9. Look up the "Altman Z score", and then take a look at this: https://cleantechnica.com/files/2023/03/Graph-Tony.png A score below 3 predicts upcoming bankruptcy. People complain that Tesla is over-priced, but IMO it's that the others are underpriced -- their price includes a significant bankruptcy risk. Not all of them will go bankrupt: once the survivors lose the bankruptcy risk discount, their value should go up.

10. The usual risks of large companies riding a significant technology change, coupled with significant supply chain challenges.

11. HN is highly skeptical about autonomous driving, but if it does happen it will have a significant unpredictable change on the market.

12. The uncertainty of the Inflation Reduction Act.
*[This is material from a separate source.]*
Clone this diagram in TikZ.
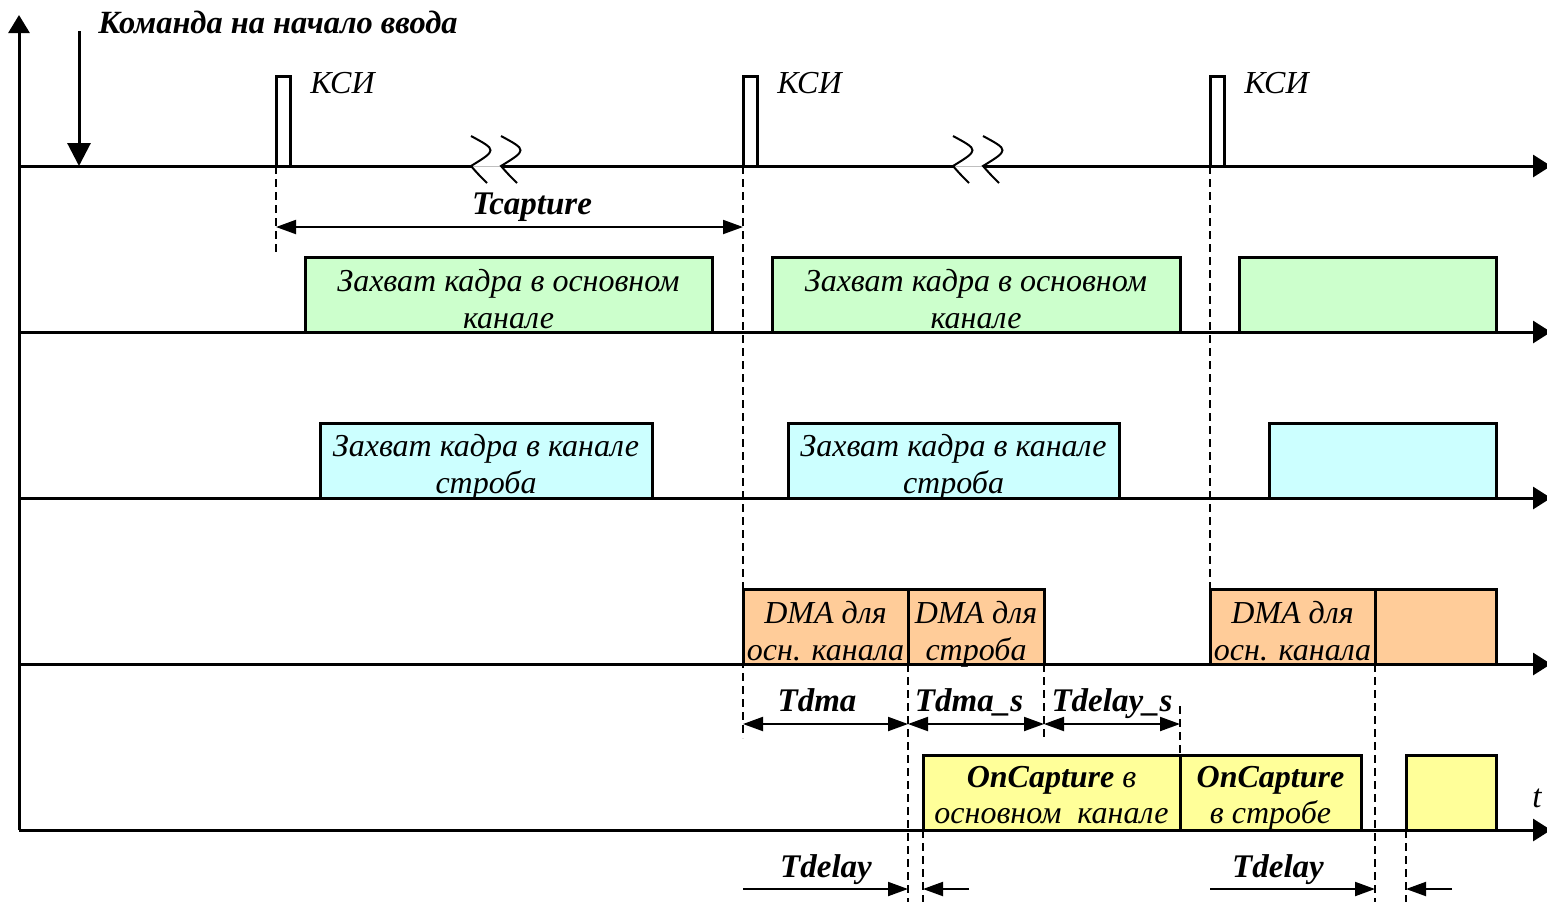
\documentclass[tikz,border=0pt]{standalone}
\usepackage{fontspec}
\setmainfont{Liberation Serif}
\usetikzlibrary{arrows.meta}
\definecolor{capgreen}{HTML}{CCFFCC}
\definecolor{capcyan}{HTML}{CCFFFF}
\definecolor{dmaorange}{HTML}{FFCC99}
\definecolor{cbyellow}{HTML}{FFFF99}

\begin{document}
\begin{tikzpicture}[x=0.5pt,y=-0.5pt,
  axis/.style={line width=1.5pt,-{Triangle[length=9pt,width=11pt]}},
  pulse/.style={line width=1.5pt},
  slot/.style={draw,line width=1.5pt},
  guide/.style={line width=0.6pt,dash pattern=on 4pt off 2.5pt},
  span/.style={line width=1pt,{Triangle[length=10pt,width=7pt]}-{Triangle[length=10pt,width=7pt]}},
  lead/.style={line width=1pt,-{Triangle[length=10pt,width=7pt]}},
  brk/.style={line width=1pt},
  boxtext/.style={font=\fontsize{16}{18}\selectfont\itshape,anchor=base,inner sep=0pt},
  tlabel/.style={font=\fontsize{16.5}{18}\selectfont\bfseries\itshape,anchor=base,inner sep=0pt},
  ksi/.style={font=\fontsize{16}{18}\selectfont\itshape,anchor=base west,inner sep=0pt}
]
\useasboundingbox (0,0) rectangle (1547,902);

% ---- axes ----
\coordinate (O) at (19,830);
\coordinate (Ytop) at (19,15);
\draw[axis,-{Triangle[length=9pt,width=10.5pt]}] (O) -- (Ytop);

\foreach \i/\y in {2/332,3/498,4/664,5/830}{
  \coordinate (L\i) at (19,\y);
  \coordinate (R\i) at (1551,\y);
  \draw[axis] (L\i) -- (R\i);
}

% top axis with two breaks
\coordinate (L1) at (19,166);
\coordinate (B1a) at (471,166);
\coordinate (B1b) at (501,166);
\coordinate (B2a) at (953,166);
\coordinate (B2b) at (983,166);
\coordinate (R1) at (1551,166);
\draw[line width=1.5pt] (L1) -- (B1a);
\draw[line width=1.5pt] (B1b) -- (B2a);
\draw[axis] (B2b) -- (R1);
\draw[line width=0.4pt,black!25] (B1a) -- (B1b);
\draw[line width=0.4pt,black!25] (B2a) -- (B2b);
\foreach \bx in {471,501,953,983}{
  \draw[brk] (\bx,136) .. controls (\bx+26,150) .. (\bx,166) .. controls (\bx+7,174) .. (\bx+16,183);
}

% ---- start command ----
\coordinate (cmdTop) at (79,31);
\coordinate (cmdBot) at (79,166);
\draw[line width=1.5pt,-{Triangle[length=11.5pt,width=11.5pt]}] (cmdTop) -- (cmdBot);
\node[tlabel,font=\fontsize{16.2}{18}\selectfont\bfseries\itshape,anchor=base west] (cmd) at (98,33) {Команда на начало ввода};

% ---- frame sync pulses ----
\foreach \px/\n in {276/1,743/2,1210/3}{
  \draw[pulse] (\px,166) -- (\px,76) -- (\px+14,76) -- (\px+14,166);
  \node[ksi] (ksi\n) at (\px+34,93) {КСИ};
}

% ---- dashed guides ----
\foreach \gx/\ya/\yb/\n in {276/166/255/a,743/166/738/b,1210/166/589/c,908/664/902/d,1044/664/740/e,1180/706/755/f,1375/664/902/g,923/830/902/h,1406/830/902/i}{
  \coordinate (G\n t) at (\gx,\ya);
  \coordinate (G\n b) at (\gx,\yb);
  \draw[guide] (G\n t) -- (G\n b);
}

% ---- Tcapture ----
\coordinate (TcA) at (276,227);
\coordinate (TcB) at (743,227);
\draw[span] (TcA) -- (TcB);
\node[tlabel] (tcap) at (532,214) {Tcapture};

% ---- main channel capture ----
\draw[slot,fill=capgreen] (305,257) rectangle (712,332);
\draw[slot,fill=capgreen] (772,257) rectangle (1180,332);
\draw[slot,fill=capgreen] (1239,257) rectangle (1496,332);
\node[boxtext] (g1a) at (508.5,291) {Захват кадра в основном};
\node[boxtext] (g1b) at (508.5,328) {канале};
\node[boxtext] (g2a) at (976,291) {Захват кадра в основном};
\node[boxtext] (g2b) at (976,328) {канале};

% ---- strobe channel capture ----
\draw[slot,fill=capcyan] (320,423) rectangle (652,498);
\draw[slot,fill=capcyan] (788,423) rectangle (1119,498);
\draw[slot,fill=capcyan] (1269,423) rectangle (1496,498);
\node[boxtext] (c1a) at (486,456) {Захват кадра в канале};
\node[boxtext] (c1b) at (486,493) {строба};
\node[boxtext] (c2a) at (953.5,456) {Захват кадра в канале};
\node[boxtext] (c2b) at (953.5,493) {строба};

% ---- DMA ----
\draw[slot,fill=dmaorange] (743,589) rectangle (908,664);
\draw[slot,fill=dmaorange] (908,589) rectangle (1044,664);
\draw[slot,fill=dmaorange] (1210,589) rectangle (1375,664);
\draw[slot,fill=dmaorange] (1375,589) rectangle (1496,664);
\node[boxtext] (d1a) at (825.5,623) {DMA для};
\node[boxtext] (d1b) at (825.5,660) {осн. канала};
\node[boxtext] (d2a) at (976,623) {DMA для};
\node[boxtext] (d2b) at (976,660) {строба};
\node[boxtext] (d3a) at (1292.5,623) {DMA для};
\node[boxtext] (d3b) at (1292.5,660) {осн. канала};

% ---- DMA intervals ----
\coordinate (Ta) at (743,724);
\coordinate (Tb) at (908,724);
\coordinate (Tc) at (1044,724);
\coordinate (Td) at (1180,724);
\draw[span] (Ta) -- (Tb);
\draw[span] (Tb) -- (Tc);
\draw[span] (Tc) -- (Td);
\node[tlabel] (tdma) at (817,711) {Tdma};
\node[tlabel] (tdmas) at (969,711) {Tdma\_s};
\node[tlabel] (tdels) at (1112,711) {Tdelay\_s};

% ---- OnCapture ----
\draw[slot,fill=cbyellow] (923,755) rectangle (1180,830);
\draw[slot,fill=cbyellow] (1180,755) rectangle (1361,830);
\draw[slot,fill=cbyellow] (1406,755) rectangle (1496,830);
\node[boxtext] (y1a) at (1051.5,787) {\textbf{OnCapture} в};
\node[boxtext] (y1b) at (1051.5,823) {основном\ \ канале};
\node[boxtext] (y2a) at (1270.5,787) {\textbf{OnCapture}};
\node[boxtext] (y2b) at (1270.5,823) {в стробе};
\node[font=\fontsize{16.5}{18}\selectfont\itshape,anchor=base,inner sep=0pt] (tt) at (1537,807) {t};

% ---- Tdelay ----
\coordinate (Da) at (743,889);
\coordinate (Db) at (908,889);
\coordinate (Dc) at (969,889);
\coordinate (Dd) at (923,889);
\draw[lead] (Da) -- (Db);
\draw[lead] (Dc) -- (Dd);
\node[tlabel] (tdel1) at (826,877) {Tdelay};
\coordinate (Ea) at (1210,889);
\coordinate (Eb) at (1375,889);
\coordinate (Ec) at (1452,889);
\coordinate (Ed) at (1406,889);
\draw[lead] (Ea) -- (Eb);
\draw[lead] (Ec) -- (Ed);
\node[tlabel] (tdel2) at (1278,877) {Tdelay};
\end{tikzpicture}
\end{document}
Manufacturers are betting heavily on the subsidies in the IRA, but the chances of a rug pull in 2024 are high. OTOH, those not betting on the subsidies will lose heavily if the rug isn't pulled.

13. 80% of Lithium refining is done in China, and the odds of a trade war with China seem high.

14. Many legacy manufacturers make a surprising proportion of their volume and profit selling into China. That's vulnerable.

15. Carmakers have a lot of debt backed by consumer leases. High interest rates make that a lot more expensive.

I'm sure I'm wrong about some of those points, but even just a few could be devastating to a low margin business like automotive manufacturing.


> Look up the "Altman Z score", and then take a look at this: https://cleantechnica.com/files/2023/03/Graph-Tony.png A score below 3 predicts upcoming bankruptcy.

Right, now look at this (I wanna call it an infographic) image: https://xkcd.com/605/

Reporting 100% growth because you sold 1 banana last month and 2 bananas this month is misleading.

Tesla's growth of +60% since 2015 is impressive only because they were selling so few cars in 2015. Were they selling the same as Renault, or any other well-recognised brand it would be impressive.

Also, look up the book "How to lie with statistics", get it and then read it.


In the US Tesla now sells more cars than Volkswagen.

My prediction isn't that Tesla will win. My prediction is that Tesla will survive.

It's quite probable that some of the legacy manufacturers will survive and thrive and become more valuable than Tesla.

But some will not, they'll either go bankrupt or get swallowed like Chrysler, Fiat etc.